Quote the records below in full, exactly as given, with the images taken out.

§ Record excerpts
+++

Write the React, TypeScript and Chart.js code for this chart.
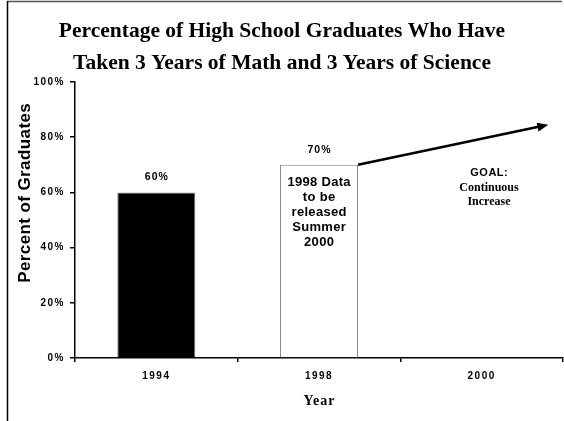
import React, { useEffect, useRef } from 'react';
import { Chart, registerables } from 'chart.js';

Chart.register(...registerables);

const categories = ['1994', '1998', '2000'];
const graduatePercents: (number | null)[] = [60, 70, null];
const barFills = ['#000000', '#ffffff', '#ffffff'];
const valueLabels = ['60%', '70%', ''];
const yTickValues = [0, 20, 40, 60, 80, 100];
const pendingNote = ['1998 Data', 'to be', 'released', 'Summer', '2000'];
const goalNote = ['GOAL:', 'Continuous', 'Increase'];
const goalTrendEndIndex = 2.41;
const goalTrendEndValue = 84.5;
const goalNoteIndex = 2.045;
const goalNoteValue = 67.2;
const titleLines = [
  'Percentage of High School Graduates Who Have',
  'Taken 3 Years of Math and 3 Years of Science',
];
const yTitle = 'Percent of Graduates';
const xTitle = 'Year';

const SANS = 'Arial, "Liberation Sans", sans-serif';
const SERIF = '"Times New Roman", "Liberation Serif", serif';

function drawText(
  ctx: CanvasRenderingContext2D,
  str: string,
  x: number,
  y: number,
  font: string,
  spacing: number,
  align: CanvasTextAlign = 'center',
) {
  ctx.font = font;
  (ctx as any).letterSpacing = spacing + 'px';
  ctx.textAlign = align;
  ctx.textBaseline = 'middle';
  ctx.fillStyle = '#000';
  const dx = align === 'center' ? spacing / 2 : align === 'right' ? spacing : 0;
  ctx.fillText(str, x + dx, y);
}

const decorPlugin = {
  id: 'decor',
  beforeDraw(chart: any) {
    (chart.ctx as any).letterSpacing = '1.5px';
  },
  afterDraw(chart: any) {
    const { ctx, chartArea, scales, width, height } = chart;
    const xs = scales.x;
    const ys = scales.y;
    ctx.save();

    // outer frame (top and left edges)
    ctx.lineWidth = 1.5;
    ctx.strokeStyle = '#555';
    ctx.beginPath();
    ctx.moveTo(7, 1.5);
    ctx.lineTo(width - 2, 1.5);
    ctx.stroke();
    ctx.strokeStyle = '#000';
    ctx.beginPath();
    ctx.moveTo(7.5, 1);
    ctx.lineTo(7.5, height);
    ctx.stroke();

    // title
    titleLines.forEach((line, i) => {
      drawText(ctx, line, width / 2, 31 + i * 32.5, `bold 21.5px ${SERIF}`, 0);
    });

    // y axis title
    ctx.save();
    ctx.translate(25, (chartArea.top + chartArea.bottom) / 2 - 27);
    ctx.rotate(-Math.PI / 2);
    drawText(ctx, yTitle, 0, 0, `bold 17px ${SANS}`, 0.4);
    ctx.restore();

    // x axis title
    drawText(ctx, xTitle, (chartArea.left + chartArea.right) / 2, 401, `bold 14px ${SERIF}`, 1);

    // value labels and bar note
    const meta = chart.getDatasetMeta(0);
    meta.data.forEach((el: any, i: number) => {
      if (graduatePercents[i] == null) return;
      const p = el.getProps(['x', 'y', 'width'], true);
      drawText(ctx, valueLabels[i], p.x, p.y - 15, `bold 10.5px ${SANS}`, 1);
      if (i === 1) {
        pendingNote.forEach((line, j) => {
          drawText(ctx, line, p.x, p.y + 18 + j * 15, `bold 13px ${SANS}`, 0.3);
        });
      }
    });

    // goal arrow
    const b = meta.data[1].getProps(['x', 'y', 'width'], true);
    const sx = b.x + b.width / 2;
    const sy = b.y;
    const ex = xs.getPixelForValue(goalTrendEndIndex);
    const ey = ys.getPixelForValue(goalTrendEndValue);
    const ang = Math.atan2(ey - sy, ex - sx);
    const headLen = 11;
    const headHalf = 4.5;
    ctx.strokeStyle = '#000';
    ctx.lineWidth = 2.5;
    ctx.beginPath();
    ctx.moveTo(sx, sy);
    ctx.lineTo(ex - Math.cos(ang) * (headLen - 1), ey - Math.sin(ang) * (headLen - 1));
    ctx.stroke();
    const bx = ex - Math.cos(ang) * headLen;
    const by = ey - Math.sin(ang) * headLen;
    ctx.fillStyle = '#000';
    ctx.beginPath();
    ctx.moveTo(ex, ey);
    ctx.lineTo(bx + Math.sin(ang) * headHalf, by - Math.cos(ang) * headHalf);
    ctx.lineTo(bx - Math.sin(ang) * headHalf, by + Math.cos(ang) * headHalf);
    ctx.closePath();
    ctx.fill();

    // goal note
    const gx = xs.getPixelForValue(goalNoteIndex);
    const gy = ys.getPixelForValue(goalNoteValue);
    drawText(ctx, goalNote[0], gx, gy, `bold 11px ${SANS}`, 0.5);
    drawText(ctx, goalNote[1], gx, gy + 15, `bold 12px ${SERIF}`, 0);
    drawText(ctx, goalNote[2], gx, gy + 29, `bold 12px ${SERIF}`, 0);

    ctx.restore();
    (ctx as any).letterSpacing = '0px';
  },
};

export default function App() {
  const canvasRef = useRef<HTMLCanvasElement | null>(null);

  useEffect(() => {
    const canvas = canvasRef.current;
    if (!canvas) return;
    const chart = new Chart(canvas, {
      type: 'bar',
      data: {
        labels: categories,
        datasets: [
          {
            data: graduatePercents,
            backgroundColor: barFills,
            borderColor: '#808080',
            borderWidth: 1,
            barPercentage: 0.48,
            categoryPercentage: 1,
          },
        ],
      },
      options: {
        responsive: false,
        animation: false,
        devicePixelRatio: 1,
        layout: { padding: { top: 82, right: 1, bottom: 0, left: 0 } },
        plugins: {
          legend: { display: false },
          title: { display: false },
          tooltip: { enabled: false },
        },
        scales: {
          x: {
            afterFit: (s: any) => {
              s.height = 63;
            },
            grid: {
              display: true,
              drawOnChartArea: false,
              drawTicks: true,
              tickLength: 4,
              color: '#000',
              lineWidth: 1.5,
              offset: true,
            },
            border: { display: true, color: '#000', width: 1.5 },
            ticks: {
              color: '#000',
              font: { family: SANS, size: 10, weight: 'bold' },
              padding: 8,
              maxRotation: 0,
              autoSkip: false,
            },
          },
          y: {
            min: 0,
            max: 100,
            afterFit: (s: any) => {
              s.width = 75;
            },
            afterBuildTicks: (s: any) => {
              s.ticks = yTickValues.map((v) => ({ value: v }));
            },
            grid: {
              display: true,
              drawOnChartArea: false,
              drawTicks: true,
              tickLength: 5,
              color: '#000',
              lineWidth: 1.5,
            },
            border: { display: true, color: '#000', width: 1.5 },
            ticks: {
              color: '#000',
              font: { family: SANS, size: 10, weight: 'bold' },
              padding: 5,
              callback: (v: any) => v + '%',
            },
          },
        },
      },
      plugins: [decorPlugin],
    });
    return () => chart.destroy();
  }, []);

  return (
    <div style={{ position: 'fixed', left: 0, top: 0, width: 564, height: 421, background: '#fff' }}>
      <canvas ref={canvasRef} width={564} height={421} style={{ display: 'block' }} />
    </div>
  );
}
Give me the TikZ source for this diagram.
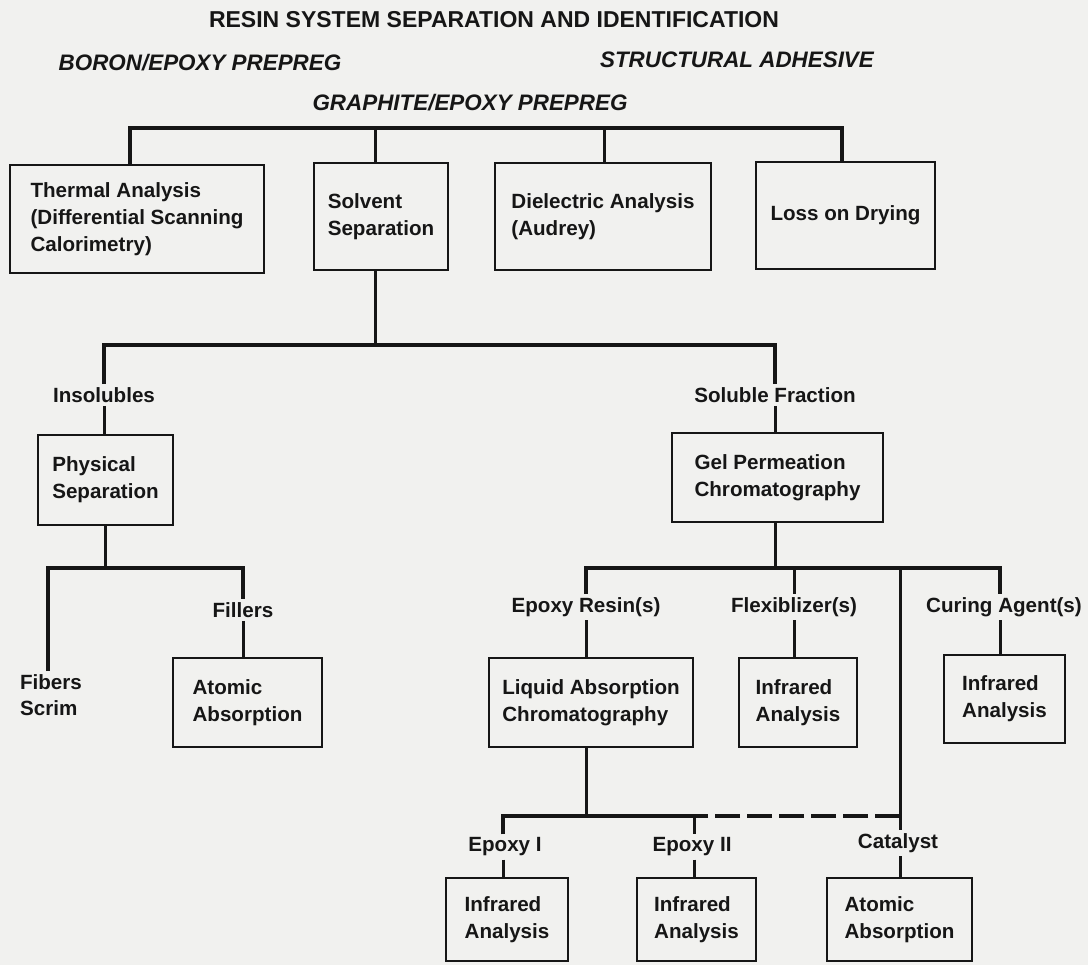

+++

§ Final result
Write the React, TypeScript and Chart.js code for this chart.
import React, { useEffect, useRef } from 'react';
import { Chart, registerables } from 'chart.js';

Chart.register(...registerables);

const categories = ['1994', '1998', '2000'];
const graduatePercents: (number | null)[] = [60, 70, null];
const barFills = ['#000000', '#ffffff', '#ffffff'];
const valueLabels = ['60%', '70%', ''];
const yTickValues = [0, 20, 40, 60, 80, 100];
const pendingNote = ['1998 Data', 'to be', 'released', 'Summer', '2000'];
const goalNote = ['GOAL:', 'Continuous', 'Increase'];
const goalTrendEndIndex = 2.41;
const goalTrendEndValue = 84.5;
const goalNoteIndex = 2.045;
const goalNoteValue = 67.2;
const titleLines = [
  'Percentage of High School Graduates Who Have',
  'Taken 3 Years of Math and 3 Years of Science',
];
const yTitle = 'Percent of Graduates';
const xTitle = 'Year';

const SANS = 'Arial, "Liberation Sans", sans-serif';
const SERIF = '"Times New Roman", "Liberation Serif", serif';

function drawText(
  ctx: CanvasRenderingContext2D,
  str: string,
  x: number,
  y: number,
  font: string,
  spacing: number,
  align: CanvasTextAlign = 'center',
) {
  ctx.font = font;
  (ctx as any).letterSpacing = spacing + 'px';
  ctx.textAlign = align;
  ctx.textBaseline = 'middle';
  ctx.fillStyle = '#000';
  const dx = align === 'center' ? spacing / 2 : align === 'right' ? spacing : 0;
  ctx.fillText(str, x + dx, y);
}

const decorPlugin = {
  id: 'decor',
  beforeDraw(chart: any) {
    (chart.ctx as any).letterSpacing = '1.5px';
  },
  afterDraw(chart: any) {
    const { ctx, chartArea, scales, width, height } = chart;
    const xs = scales.x;
    const ys = scales.y;
    ctx.save();

    // outer frame (top and left edges)
    ctx.lineWidth = 1.5;
    ctx.strokeStyle = '#555';
    ctx.beginPath();
    ctx.moveTo(7, 1.5);
    ctx.lineTo(width - 2, 1.5);
    ctx.stroke();
    ctx.strokeStyle = '#000';
    ctx.beginPath();
    ctx.moveTo(7.5, 1);
    ctx.lineTo(7.5, height);
    ctx.stroke();

    // title
    titleLines.forEach((line, i) => {
      drawText(ctx, line, width / 2, 31 + i * 32.5, `bold 21.5px ${SERIF}`, 0);
    });

    // y axis title
    ctx.save();
    ctx.translate(25, (chartArea.top + chartArea.bottom) / 2 - 27);
    ctx.rotate(-Math.PI / 2);
    drawText(ctx, yTitle, 0, 0, `bold 17px ${SANS}`, 0.4);
    ctx.restore();

    // x axis title
    drawText(ctx, xTitle, (chartArea.left + chartArea.right) / 2, 401, `bold 14px ${SERIF}`, 1);

    // value labels and bar note
    const meta = chart.getDatasetMeta(0);
    meta.data.forEach((el: any, i: number) => {
      if (graduatePercents[i] == null) return;
      const p = el.getProps(['x', 'y', 'width'], true);
      drawText(ctx, valueLabels[i], p.x, p.y - 15, `bold 10.5px ${SANS}`, 1);
      if (i === 1) {
        pendingNote.forEach((line, j) => {
          drawText(ctx, line, p.x, p.y + 18 + j * 15, `bold 13px ${SANS}`, 0.3);
        });
      }
    });

    // goal arrow
    const b = meta.data[1].getProps(['x', 'y', 'width'], true);
    const sx = b.x + b.width / 2;
    const sy = b.y;
    const ex = xs.getPixelForValue(goalTrendEndIndex);
    const ey = ys.getPixelForValue(goalTrendEndValue);
    const ang = Math.atan2(ey - sy, ex - sx);
    const headLen = 11;
    const headHalf = 4.5;
    ctx.strokeStyle = '#000';
    ctx.lineWidth = 2.5;
    ctx.beginPath();
    ctx.moveTo(sx, sy);
    ctx.lineTo(ex - Math.cos(ang) * (headLen - 1), ey - Math.sin(ang) * (headLen - 1));
    ctx.stroke();
    const bx = ex - Math.cos(ang) * headLen;
    const by = ey - Math.sin(ang) * headLen;
    ctx.fillStyle = '#000';
    ctx.beginPath();
    ctx.moveTo(ex, ey);
    ctx.lineTo(bx + Math.sin(ang) * headHalf, by - Math.cos(ang) * headHalf);
    ctx.lineTo(bx - Math.sin(ang) * headHalf, by + Math.cos(ang) * headHalf);
    ctx.closePath();
    ctx.fill();

    // goal note
    const gx = xs.getPixelForValue(goalNoteIndex);
    const gy = ys.getPixelForValue(goalNoteValue);
    drawText(ctx, goalNote[0], gx, gy, `bold 11px ${SANS}`, 0.5);
    drawText(ctx, goalNote[1], gx, gy + 15, `bold 12px ${SERIF}`, 0);
    drawText(ctx, goalNote[2], gx, gy + 29, `bold 12px ${SERIF}`, 0);

    ctx.restore();
    (ctx as any).letterSpacing = '0px';
  },
};

export default function App() {
  const canvasRef = useRef<HTMLCanvasElement | null>(null);

  useEffect(() => {
    const canvas = canvasRef.current;
    if (!canvas) return;
    const chart = new Chart(canvas, {
      type: 'bar',
      data: {
        labels: categories,
        datasets: [
          {
            data: graduatePercents,
            backgroundColor: barFills,
            borderColor: '#808080',
            borderWidth: 1,
            barPercentage: 0.48,
            categoryPercentage: 1,
          },
        ],
      },
      options: {
        responsive: false,
        animation: false,
        devicePixelRatio: 1,
        layout: { padding: { top: 82, right: 1, bottom: 0, left: 0 } },
        plugins: {
          legend: { display: false },
          title: { display: false },
          tooltip: { enabled: false },
        },
        scales: {
          x: {
            afterFit: (s: any) => {
              s.height = 63;
            },
            grid: {
              display: true,
              drawOnChartArea: false,
              drawTicks: true,
              tickLength: 4,
              color: '#000',
              lineWidth: 1.5,
              offset: true,
            },
            border: { display: true, color: '#000', width: 1.5 },
            ticks: {
              color: '#000',
              font: { family: SANS, size: 10, weight: 'bold' },
              padding: 8,
              maxRotation: 0,
              autoSkip: false,
            },
          },
          y: {
            min: 0,
            max: 100,
            afterFit: (s: any) => {
              s.width = 75;
            },
            afterBuildTicks: (s: any) => {
              s.ticks = yTickValues.map((v) => ({ value: v }));
            },
            grid: {
              display: true,
              drawOnChartArea: false,
              drawTicks: true,
              tickLength: 5,
              color: '#000',
              lineWidth: 1.5,
            },
            border: { display: true, color: '#000', width: 1.5 },
            ticks: {
              color: '#000',
              font: { family: SANS, size: 10, weight: 'bold' },
              padding: 5,
              callback: (v: any) => v + '%',
            },
          },
        },
      },
      plugins: [decorPlugin],
    });
    return () => chart.destroy();
  }, []);

  return (
    <div style={{ position: 'fixed', left: 0, top: 0, width: 564, height: 421, background: '#fff' }}>
      <canvas ref={canvasRef} width={564} height={421} style={{ display: 'block' }} />
    </div>
  );
}
Give me the TikZ source for this diagram.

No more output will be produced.